(WHAT YOU NEED TO DO)
Work through the data and report how many lines include the string "this", giving the number alone.

─── DATASET RECORDS

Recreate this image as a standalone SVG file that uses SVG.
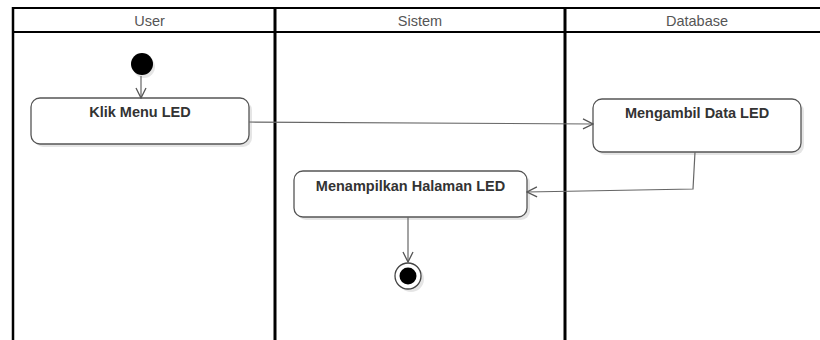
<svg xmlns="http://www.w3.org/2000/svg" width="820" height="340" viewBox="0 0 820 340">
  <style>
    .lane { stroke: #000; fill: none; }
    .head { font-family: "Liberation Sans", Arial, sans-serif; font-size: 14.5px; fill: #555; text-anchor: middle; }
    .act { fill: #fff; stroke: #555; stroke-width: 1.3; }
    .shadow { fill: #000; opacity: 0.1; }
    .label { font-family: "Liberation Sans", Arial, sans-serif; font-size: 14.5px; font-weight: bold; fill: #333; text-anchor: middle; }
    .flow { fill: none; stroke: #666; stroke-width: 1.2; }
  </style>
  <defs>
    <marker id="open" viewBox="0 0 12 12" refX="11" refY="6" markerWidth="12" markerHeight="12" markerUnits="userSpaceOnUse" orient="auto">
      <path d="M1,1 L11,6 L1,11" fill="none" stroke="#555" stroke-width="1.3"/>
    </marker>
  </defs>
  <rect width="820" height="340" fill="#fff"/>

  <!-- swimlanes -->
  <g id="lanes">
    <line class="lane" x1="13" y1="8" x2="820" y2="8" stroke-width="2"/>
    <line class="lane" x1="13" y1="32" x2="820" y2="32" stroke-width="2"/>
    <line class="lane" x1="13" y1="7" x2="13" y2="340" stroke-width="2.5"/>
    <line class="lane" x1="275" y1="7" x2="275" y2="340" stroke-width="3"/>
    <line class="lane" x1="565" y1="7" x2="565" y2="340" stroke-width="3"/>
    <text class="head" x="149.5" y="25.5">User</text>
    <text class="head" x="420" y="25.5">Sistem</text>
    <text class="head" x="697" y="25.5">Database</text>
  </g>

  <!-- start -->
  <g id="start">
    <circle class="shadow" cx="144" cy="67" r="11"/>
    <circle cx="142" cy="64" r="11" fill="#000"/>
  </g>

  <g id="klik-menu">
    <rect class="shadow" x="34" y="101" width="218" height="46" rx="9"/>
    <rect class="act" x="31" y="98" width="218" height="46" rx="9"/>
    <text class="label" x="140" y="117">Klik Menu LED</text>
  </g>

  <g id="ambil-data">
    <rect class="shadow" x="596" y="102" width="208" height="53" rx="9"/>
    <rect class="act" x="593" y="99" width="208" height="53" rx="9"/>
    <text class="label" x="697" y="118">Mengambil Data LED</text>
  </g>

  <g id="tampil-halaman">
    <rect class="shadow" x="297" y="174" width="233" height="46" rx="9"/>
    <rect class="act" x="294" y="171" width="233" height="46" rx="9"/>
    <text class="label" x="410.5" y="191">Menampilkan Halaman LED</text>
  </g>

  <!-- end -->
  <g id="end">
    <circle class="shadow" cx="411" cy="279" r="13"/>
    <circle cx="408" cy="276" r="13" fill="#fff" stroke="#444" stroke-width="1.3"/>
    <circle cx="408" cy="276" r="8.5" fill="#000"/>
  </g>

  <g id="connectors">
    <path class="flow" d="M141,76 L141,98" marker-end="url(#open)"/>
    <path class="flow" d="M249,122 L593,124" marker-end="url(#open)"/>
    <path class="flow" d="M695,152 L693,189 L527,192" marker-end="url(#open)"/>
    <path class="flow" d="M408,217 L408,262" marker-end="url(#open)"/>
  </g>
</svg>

──────
─── DATASET RECORDS

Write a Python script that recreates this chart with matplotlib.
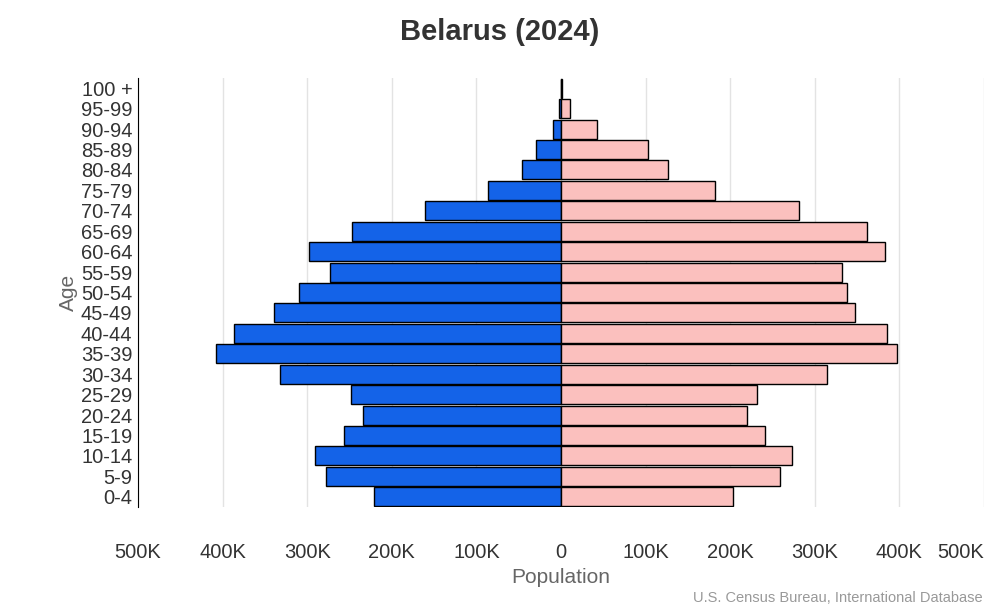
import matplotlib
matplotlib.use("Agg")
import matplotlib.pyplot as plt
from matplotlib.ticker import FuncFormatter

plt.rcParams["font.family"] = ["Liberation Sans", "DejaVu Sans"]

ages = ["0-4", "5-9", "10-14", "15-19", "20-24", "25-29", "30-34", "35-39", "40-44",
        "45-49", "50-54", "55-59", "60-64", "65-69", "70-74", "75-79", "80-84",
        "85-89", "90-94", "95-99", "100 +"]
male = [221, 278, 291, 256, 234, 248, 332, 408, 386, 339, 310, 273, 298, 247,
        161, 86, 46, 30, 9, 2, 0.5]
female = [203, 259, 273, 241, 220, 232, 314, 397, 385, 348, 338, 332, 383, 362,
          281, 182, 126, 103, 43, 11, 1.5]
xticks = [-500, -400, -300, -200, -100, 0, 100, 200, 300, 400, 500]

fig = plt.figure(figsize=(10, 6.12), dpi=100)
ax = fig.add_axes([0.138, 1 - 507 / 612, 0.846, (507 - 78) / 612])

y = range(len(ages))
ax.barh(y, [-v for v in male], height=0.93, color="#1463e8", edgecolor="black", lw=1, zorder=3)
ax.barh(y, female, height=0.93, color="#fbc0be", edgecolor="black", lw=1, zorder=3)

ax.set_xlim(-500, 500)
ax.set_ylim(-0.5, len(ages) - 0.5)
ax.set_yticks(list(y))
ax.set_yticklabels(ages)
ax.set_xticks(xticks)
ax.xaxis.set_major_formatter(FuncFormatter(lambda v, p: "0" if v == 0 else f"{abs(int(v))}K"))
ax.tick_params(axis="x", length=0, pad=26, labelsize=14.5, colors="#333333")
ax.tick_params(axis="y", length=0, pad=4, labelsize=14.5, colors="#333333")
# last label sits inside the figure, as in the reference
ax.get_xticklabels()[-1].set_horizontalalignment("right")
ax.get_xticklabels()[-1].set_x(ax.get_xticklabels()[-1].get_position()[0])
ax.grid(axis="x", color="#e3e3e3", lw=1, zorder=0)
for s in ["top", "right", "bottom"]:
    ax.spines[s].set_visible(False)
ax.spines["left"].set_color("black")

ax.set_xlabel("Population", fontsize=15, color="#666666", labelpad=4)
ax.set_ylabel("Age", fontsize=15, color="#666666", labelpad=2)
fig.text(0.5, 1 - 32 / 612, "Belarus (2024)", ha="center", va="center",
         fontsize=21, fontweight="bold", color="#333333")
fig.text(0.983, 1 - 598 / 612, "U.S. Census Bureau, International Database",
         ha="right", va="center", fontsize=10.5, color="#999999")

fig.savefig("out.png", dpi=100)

──────

(THE REPLY)
2